Maybe luring Steve Spurrier or Nick Saban was a pipedream. But you can't blame Alabama for going big. Tide fans will see Rodriguez as a letdown from those two, meaning only that he'll have less time to prove himself.

Here are some reasons why Rodriguez won't play in Tuscaloosa.

1. He's not a "proven winner." Two double-digit win seasons do not a career make. Alabama Athletic Director Mal Moore promised the Tide faithful a "proven winner." Rodriguez doesn't meet that standard.

2. His teams don't play great defense. If there's one thing you had better do when you coach the Crimson it's field a superior defense. For whatever reason, Rodriguez's West Virginia teams haven't. In his six seasons WVU has finished higher than 33rd in the nation in total defense only once (15th in 2005). Alabama has finished in the top three in the nation three times in that same span and was 18th this year.

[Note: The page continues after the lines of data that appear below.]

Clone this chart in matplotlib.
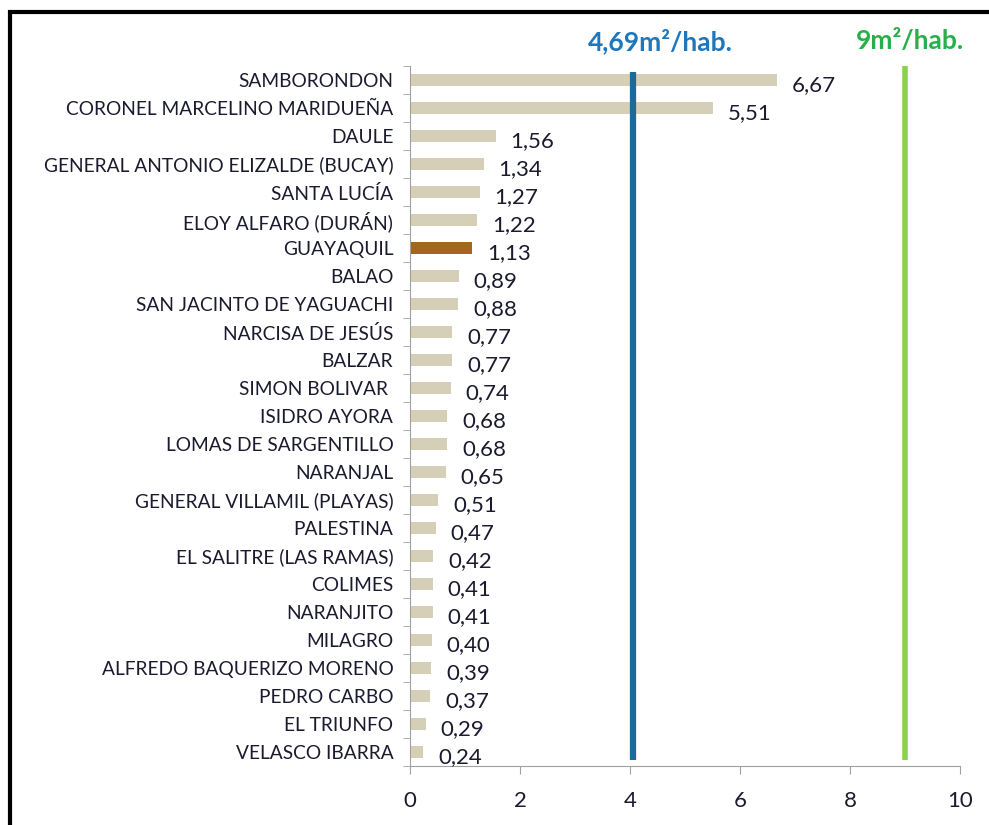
import numpy as np
import matplotlib.pyplot as plt
from matplotlib.patches import Rectangle

cantones = ['SAMBORONDON', 'CORONEL MARCELINO MARIDUEÑA', 'DAULE',
            'GENERAL ANTONIO ELIZALDE (BUCAY)', 'SANTA LUCÍA', 'ELOY ALFARO (DURÁN)',
            'GUAYAQUIL', 'BALAO', 'SAN JACINTO DE YAGUACHI', 'NARCISA DE JESÚS',
            'BALZAR', 'SIMON BOLIVAR ', 'ISIDRO AYORA', 'LOMAS DE SARGENTILLO',
            'NARANJAL', 'GENERAL VILLAMIL (PLAYAS)', 'PALESTINA', 'EL SALITRE (LAS RAMAS)',
            'COLIMES', 'NARANJITO', 'MILAGRO', 'ALFREDO BAQUERIZO MORENO',
            'PEDRO CARBO', 'EL TRIUNFO', 'VELASCO IBARRA']
valores = [6.67, 5.51, 1.56, 1.34, 1.27, 1.22, 1.13, 0.89, 0.88, 0.77, 0.77, 0.74,
           0.68, 0.68, 0.65, 0.51, 0.47, 0.42, 0.41, 0.41, 0.40, 0.39, 0.37, 0.29, 0.24]
x_ticks = [0, 2, 4, 6, 8, 10]
ref_nacional = 4      # line drawn at 4 in the original chart
ref_nacional_txt = '4,69m²/hab.'
ref_oms = 9
ref_oms_txt = '9m²/hab.'

plt.rcParams['font.family'] = ['Lato', 'DejaVu Sans']

beige = '#D6CFB8'
marron = '#A3661F'
azul = '#1A6A9A'
verde = '#8CD14B'
texto = '#1B1B2F'

fig = plt.figure(figsize=(9.89, 8.25), dpi=100)
ax = fig.add_axes([410/989, 1 - 766/825, 550/989, 700/825])

y = np.arange(len(cantones))
colores = [marron if c == 'GUAYAQUIL' else beige for c in cantones]
ax.barh(y, valores, height=0.42, color=colores)

for yi, v in zip(y, valores):
    ax.text(v + 0.27, yi + 0.17, '{:.2f}'.format(v).replace('.', ','),
            va='center', ha='left', fontsize=16, color=texto)

ax.plot([ref_nacional + 0.05] * 2, [-0.29, 24.3], color=azul, lw=4.5, solid_capstyle='butt')
ax.plot([ref_oms] * 2, [-0.54, 24.3], color=verde, lw=4, solid_capstyle='butt')
ax.text(4.55, -1.4, ref_nacional_txt, color='#1E76BC', fontsize=19,
        fontweight='bold', ha='center', va='center', clip_on=False)
ax.text(9.09, -1.4, ref_oms_txt, color='#27B04A', fontsize=19,
        fontweight='bold', ha='center', va='center', clip_on=False)

ax.set_ylim(len(cantones) - 0.5, -0.5)
ax.set_xlim(0, 10)
ax.set_yticks(y)
ax.set_yticklabels(cantones, fontsize=13.8, color=texto)
ax.set_yticks(np.arange(-0.5, len(cantones)), minor=True)
ax.tick_params(axis='y', which='major', length=0, pad=12)
ax.tick_params(axis='y', which='minor', length=5, color='#A0A0A0')
ax.set_xticks(x_ticks)
ax.set_xticklabels([str(t) for t in x_ticks], fontsize=16, color=texto)
ax.tick_params(axis='x', length=6, color='#A0A0A0', pad=12)

for s in ['top', 'right']:
    ax.spines[s].set_visible(False)
ax.spines['left'].set_color('#A0A0A0')
ax.spines['bottom'].set_color('#A0A0A0')

# black frame around the figure
fig.patches.append(Rectangle((10/989, -0.1), 1.2, 1 - 12/825 + 0.1, transform=fig.transFigure,
                             fill=False, edgecolor='black', lw=3))

fig.savefig('out.png', dpi=100)
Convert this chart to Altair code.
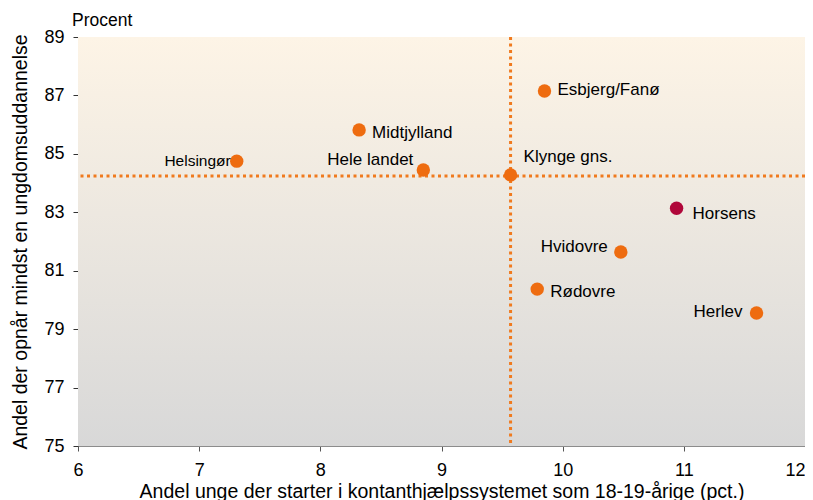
import altair as alt
import pandas as pd

# ---- data ----
names = ["Helsingør", "Midtjylland", "Hele landet", "Klynge gns.", "Esbjerg/Fanø",
         "Horsens", "Hvidovre", "Rødovre", "Herlev"]
x_vals = [7.31, 8.32, 8.85, 9.57, 9.85, 10.94, 10.48, 9.79, 11.60]
y_vals = [84.75, 85.82, 84.45, 84.28, 87.15, 83.14, 81.64, 80.37, 79.55]
groups = ["other", "other", "other", "other", "other", "focus", "other", "other", "other"]
avg_x = [9.57]
avg_y = [84.24]
x_ticks = [6, 7, 8, 9, 10, 11, 12]
y_ticks = [75, 77, 79, 81, 83, 85, 87, 89]

x_title = "Andel unge der starter i kontanthjælpssystemet som 18-19-årige (pct.)"
y_title = "Andel der opnår mindst en ungdomsuddannelse"
unit_title = ["Procent"]

df = pd.DataFrame({"name": names, "x": x_vals, "y": y_vals, "group": groups})

W, H = 727, 409
FONT = "Liberation Sans"
ORANGE = "#EE6C10"
RED = "#B0073A"
LINE = "#F07A1E"

xs = alt.Scale(domain=[6, 12], nice=False, zero=False)
ys = alt.Scale(domain=[75, 89], nice=False, zero=False)

bg = alt.Chart(pd.DataFrame({"a": [0]})).mark_rect(
    color=alt.LinearGradient(
        gradient="linear", x1=0, y1=0, x2=0, y2=1,
        stops=[alt.GradientStop(offset=0, color="#FDF4E6"),
               alt.GradientStop(offset=1, color="#D8D8D8")]
    )
).encode(x=alt.value(0), x2=alt.value(W), y=alt.value(0), y2=alt.value(H))

hrule = alt.Chart(pd.DataFrame({"v": avg_y})).mark_rule(
    color=LINE, strokeWidth=3, strokeDash=[3, 3.5]
).encode(y=alt.Y("v:Q", scale=ys))

vrule = alt.Chart(pd.DataFrame({"v": avg_x})).mark_rule(
    color=LINE, strokeWidth=3, strokeDash=[3, 3.5]
).encode(x=alt.X("v:Q", scale=xs))

points = alt.Chart(df).mark_circle(size=180, opacity=1).encode(
    x=alt.X("x:Q", scale=xs,
            axis=alt.Axis(values=x_ticks, title=x_title, grid=False, format="d",
                          labelFontSize=18, titleFontSize=19.5, labelPadding=10,
                          titlePadding=3, tickSize=5, domainColor="#8C8C8C",
                          tickColor="#555555", labelColor="#000000",
                          titleColor="#000000", titleFontWeight="normal",
                          labelAlign={"condition": {"test": "datum.value == 12", "value": "right"},
                                      "value": "center"},
                          labelFont=FONT, titleFont=FONT)),
    y=alt.Y("y:Q", scale=ys,
            axis=alt.Axis(values=y_ticks, title=y_title, grid=False,
                          labelFontSize=18, titleFontSize=19.5, labelPadding=9,
                          titlePadding=13, tickSize=5, domainColor="#555555",
                          tickColor="#333333", labelColor="#000000",
                          titleColor="#000000", titleFontWeight="normal",
                          labelFont=FONT, titleFont=FONT)),
    color=alt.Color("group:N", scale=alt.Scale(domain=["other", "focus"], range=[ORANGE, RED]),
                    legend=None),
)

unit = alt.Chart(pd.DataFrame({"t": unit_title})).mark_text(
    align="left", baseline="middle", fontSize=17.5, font=FONT, color="#000000"
).encode(x=alt.value(-6), y=alt.value(-16), text="t:N")

# label styling (align, dx, dy, fontsize)
label_style = {
    "Helsingør": ("right", -6, 0, 15.5),
    "Midtjylland": ("left", 13, 3, 17),
    "Hele landet": ("right", -10, -10, 17),
    "Klynge gns.": ("left", 13, -18, 17),
    "Esbjerg/Fanø": ("left", 13, -1, 17),
    "Horsens": ("left", 16, 6, 17),
    "Hvidovre": ("right", -13, -5, 17),
    "Rødovre": ("left", 13, 3, 17),
    "Herlev": ("right", -14, -1, 17),
}

labels = []
for n in names:
    al, dx, dy, fs = label_style[n]
    labels.append(
        alt.Chart(df).transform_filter(alt.datum.name == n).mark_text(
            align=al, baseline="middle", dx=dx, dy=dy, fontSize=fs, font=FONT, color="#000000"
        ).encode(x=alt.X("x:Q", scale=xs), y=alt.Y("y:Q", scale=ys), text="name:N")
    )

chart = alt.layer(bg, hrule, vrule, points, unit, *labels).properties(
    width=W, height=H,
    autosize=alt.AutoSizeParams(type="none"),
    padding={"left": 70, "top": 29, "right": 0, "bottom": 54},
).configure_view(stroke=None).configure(background="white")

chart.save("out.html", embed_options={"renderer": "svg", "actions": False})
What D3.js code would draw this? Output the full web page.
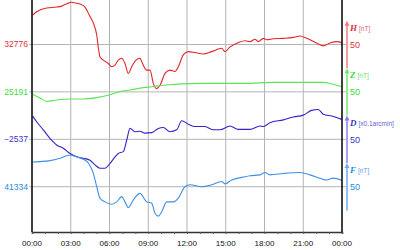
<!DOCTYPE html>
<html>
<head>
<meta charset="utf-8">
<script src="https://cdn.jsdelivr.net/npm/d3@7"></script>
<style>
  body { margin: 0; background: #fff; }
  svg { display: block; font-family: 'Liberation Sans', Arial, sans-serif; }
</style>
</head>
<body>
<svg id="canvas" width="400" height="250"></svg>
<script>
// hours of day and readings for each component
let hoursH = [0.05, 0.36, 1.14, 1.91, 2.30, 2.69, 3.07, 3.46, 3.85, 4.10, 4.49, 4.75, 5.01, 5.13, 5.26, 5.52, 5.91, 6.17, 6.43, 6.68, 6.94, 7.20, 7.46, 7.72, 8.05, 8.36, 8.49, 8.88, 9.14, 9.39, 9.65, 9.91, 10.30, 10.68, 11.07, 11.33, 11.71, 12.10, 12.62, 13.26, 13.91, 14.69, 14.94, 15.33, 15.97, 16.49, 16.88, 17.26, 17.52, 17.91, 18.17, 18.68, 19.46, 20.23, 20.75, 21.27, 22.04, 22.55, 23.07, 23.59, 23.98]
let valuesH = [32838, 32845, 32853, 32855, 32857, 32862, 32865, 32863, 32860, 32855, 32835, 32821, 32796, 32771, 32750, 32743, 32736, 32729, 32733, 32743, 32747, 32736, 32715, 32729, 32743, 32747, 32740, 32722, 32722, 32694, 32683, 32690, 32715, 32722, 32719, 32729, 32754, 32761, 32759, 32756, 32761, 32768, 32761, 32771, 32780, 32784, 32782, 32787, 32782, 32789, 32786, 32788, 32789, 32791, 32794, 32789, 32779, 32773, 32779, 32782, 32780]

let hoursZ = [0.05, 0.62, 1.14, 1.91, 2.94, 3.97, 5.01, 6.04, 6.81, 7.59, 8.36, 9.27, 10.55, 11.59, 13.14, 14.69, 16.49, 18.68, 21.27, 22.52, 23.30, 23.98]
let valuesZ = [25186, 25178, 25171, 25174, 25176, 25176, 25179, 25185, 25192, 25195, 25199, 25202, 25206, 25208, 25209, 25209, 25209, 25211, 25211, 25211, 25207, 25202]

let hoursD = [0.05, 0.36, 0.87, 1.39, 1.91, 2.42, 2.94, 3.46, 3.97, 4.49, 4.88, 5.26, 5.65, 6.04, 6.43, 6.68, 7.07, 7.33, 7.59, 7.97, 8.36, 8.75, 9.27, 9.78, 10.16, 10.68, 11.20, 11.59, 12.10, 12.62, 13.39, 14.04, 14.55, 15.33, 15.97, 16.88, 17.65, 17.91, 18.42, 19.46, 20.23, 21.00, 21.65, 22.16, 22.55, 23.20, 23.98]
let valuesD = [-2488, -2500, -2517, -2535, -2549, -2556, -2567, -2574, -2577, -2581, -2591, -2598, -2598, -2588, -2574, -2567, -2563, -2539, -2514, -2521, -2520, -2524, -2523, -2514, -2512, -2521, -2517, -2498, -2505, -2510, -2510, -2517, -2517, -2509, -2516, -2516, -2509, -2510, -2502, -2496, -2490, -2486, -2476, -2474, -2484, -2488, -2495]

let hoursF = [0.05, 0.62, 1.39, 2.17, 2.94, 3.46, 3.97, 4.36, 4.75, 5.01, 5.26, 5.65, 6.17, 6.56, 6.94, 7.20, 7.46, 7.84, 8.36, 8.88, 9.27, 9.52, 9.78, 10.04, 10.43, 10.94, 11.33, 11.84, 12.23, 13.14, 13.91, 14.69, 14.94, 15.46, 16.49, 16.88, 17.65, 18.04, 18.42, 19.46, 20.75, 21.52, 22.30, 22.81, 23.33, 23.98]
let valuesF = [41386, 41387, 41389, 41394, 41401, 41397, 41392, 41384, 41362, 41334, 41310, 41302, 41297, 41302, 41313, 41302, 41290, 41306, 41320, 41302, 41299, 41278, 41272, 41281, 41302, 41302, 41310, 41334, 41338, 41334, 41338, 41345, 41340, 41348, 41355, 41357, 41359, 41364, 41359, 41362, 41364, 41359, 41352, 41348, 41352, 41347]

let names = ['H', 'Z', 'D', 'F']
let baselines = [32776, 25191, -2537, 41334]
let units = ['[nT]', '[nT]', '[x0.1arcmin]', '[nT]']
let tickLabels = ['00:00', '03:00', '06:00', '09:00', '12:00', '15:00', '18:00', '21:00', '00:00']

let lineColors = ['#e3262c', '#5ee458', '#3422cc', '#3c8fe6']
let labelColors = ['#e0303c', '#3cdc3c', '#3a36c8', '#2a8ae0']
let barColors = ['#f07a80', '#70e870', '#8a7cf0', '#6aaef0']

let series = [
    { t: hoursH, v: valuesH },
    { t: hoursZ, v: valuesZ },
    { t: hoursD, v: valuesD },
    { t: hoursF, v: valuesF }
]

let svg = d3.select('#canvas')

let plotLeft = 32, plotRight = 342, plotTop = 0, plotBottom = 232
let band = 47.4
let firstCenter = 44.5

let x = d3.scaleLinear().domain([0, 24]).range([plotLeft, plotRight])

// one scale per component: 100 units over one band, baseline in the middle
let yScales = baselines.map((b, i) => {
    let c = firstCenter + i * band
    return d3.scaleLinear().domain([b - 50, b + 50]).range([c + band / 2, c - band / 2])
})

// vertical grid every 3 hours
svg.append('g')
    .selectAll('line')
    .data(d3.range(3, 24, 3))
    .enter()
    .append('line')
    .attr('x1', (d) => x(d))
    .attr('x2', (d) => x(d))
    .attr('y1', plotTop)
    .attr('y2', plotBottom)
    .attr('stroke', '#b4b4b4')
    .attr('stroke-width', 1)

// horizontal grid at each baseline
svg.append('g')
    .selectAll('line')
    .data(baselines)
    .enter()
    .append('line')
    .attr('x1', plotLeft - 3)
    .attr('x2', plotRight + 4)
    .attr('y1', (d, i) => yScales[i](d))
    .attr('y2', (d, i) => yScales[i](d))
    .attr('stroke', '#b4b4b4')
    .attr('stroke-width', 1)

// left baseline labels
svg.append('g')
    .selectAll('text')
    .data(baselines)
    .enter()
    .append('text')
    .attr('x', plotLeft - 4)
    .attr('y', (d, i) => yScales[i](d))
    .attr('dy', '0.35em')
    .attr('text-anchor', 'end')
    .attr('font-size', 8.5)
    .attr('fill', (d, i) => labelColors[i])
    .text((d) => d < 0 ? '\u2212' + Math.abs(d) : d)

// data lines
let line = (i) => d3.line()
    .x((d) => x(d[0]))
    .y((d) => yScales[i](d[1]))
    .curve(d3.curveMonotoneX)

series.forEach((s, i) => {
    svg.append('path')
        .datum(s.t.map((t, j) => [t, s.v[j]]))
        .attr('d', line(i))
        .attr('fill', 'none')
        .attr('stroke', lineColors[i])
        .attr('stroke-width', 1.1)
        .attr('stroke-linejoin', 'round')
})

// frame: left and right axis lines
svg.append('line')
    .attr('x1', plotLeft).attr('x2', plotLeft)
    .attr('y1', plotTop).attr('y2', plotBottom)
    .attr('stroke', '#000').attr('stroke-width', 1.5)
svg.append('line')
    .attr('x1', plotRight).attr('x2', plotRight)
    .attr('y1', plotTop).attr('y2', plotBottom)
    .attr('stroke', '#000').attr('stroke-width', 1.5)

// bottom axis
let xAxis = svg.append('g')
    .attr('transform', 'translate(0,' + plotBottom + ')')
    .call(
        d3.axisBottom(x)
            .tickValues(d3.range(0, 25, 1))
            .tickSize(2)
            .tickFormat('')
    )
xAxis.select('.domain').attr('stroke', '#333').attr('stroke-width', 1.6)
xAxis.selectAll('.tick line').attr('stroke', '#555')

svg.append('g')
    .selectAll('text')
    .data(tickLabels)
    .enter()
    .append('text')
    .attr('x', (d, i) => x(i * 3))
    .attr('y', 246)
    .attr('text-anchor', 'middle')
    .attr('font-size', 8)
    .attr('fill', '#111')
    .text((d) => d)

// right side scale bars
let bars = svg.append('g')
baselines.forEach((b, i) => {
    let y0 = yScales[i](b - 50)
    let y1 = yScales[i](b + 50)
    let bx = plotRight + 5
    bars.append('line')
        .attr('x1', bx).attr('x2', bx)
        .attr('y1', y0).attr('y2', y1 + 3)
        .attr('stroke', barColors[i])
        .attr('stroke-width', 1.5)
    bars.append('path')
        .attr('d', 'M' + (bx - 2.5) + ',' + (y1 + 5) + 'L' + bx + ',' + y1 + 'L' + (bx + 2.5) + ',' + (y1 + 5) + 'Z')
        .attr('fill', barColors[i])
    let lab = bars.append('text')
        .attr('x', bx + 3)
        .attr('y', y1 + 10)
        .attr('fill', labelColors[i])
    lab.append('tspan')
        .attr('font-family', "'Liberation Serif', 'DejaVu Serif', serif")
        .attr('font-style', 'italic')
        .attr('font-weight', 'bold')
        .attr('font-size', 9)
        .text(names[i])
    lab.append('tspan')
        .attr('dx', 2)
        .attr('font-size', 6.5)
        .attr('opacity', 0.8)
        .text(units[i])
    bars.append('text')
        .attr('x', bx + 3)
        .attr('y', yScales[i](b))
        .attr('dy', '0.38em')
        .attr('font-size', 9)
        .attr('fill', labelColors[i])
        .text('50')
})
</script>
</body>
</html>
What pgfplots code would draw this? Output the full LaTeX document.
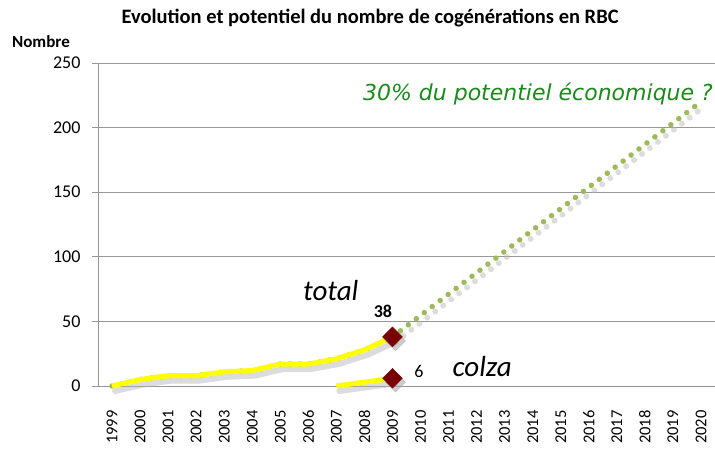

3. He won't get the top recruits. A look at the West Virginia roster shows 30 players from states in the SEC, a decent number that includes 19 from the football hotbed of Florida. But checking the Rivals.com database reveals Rodriguez has never signed a player from the Southeast ranked higher than a three-star prospect. Yes, some have proven to be hidden gems. But you also have to be able to mine the big, shiny diamonds sitting right in front of you when you're at Alabama. That's something he has never done. The competition for those diamonds can be pretty rough in the SEC.

4. He will be awed by the SEC. The SEC isn't a league where the outcome of the Louisville game determines whether you win seven conference games or six. So Rodriguez's team beat Georgia in the Sugar Bowl a season ago. Big deal. He has not seen the kind of competition week in and week out that he'll face in the SEC.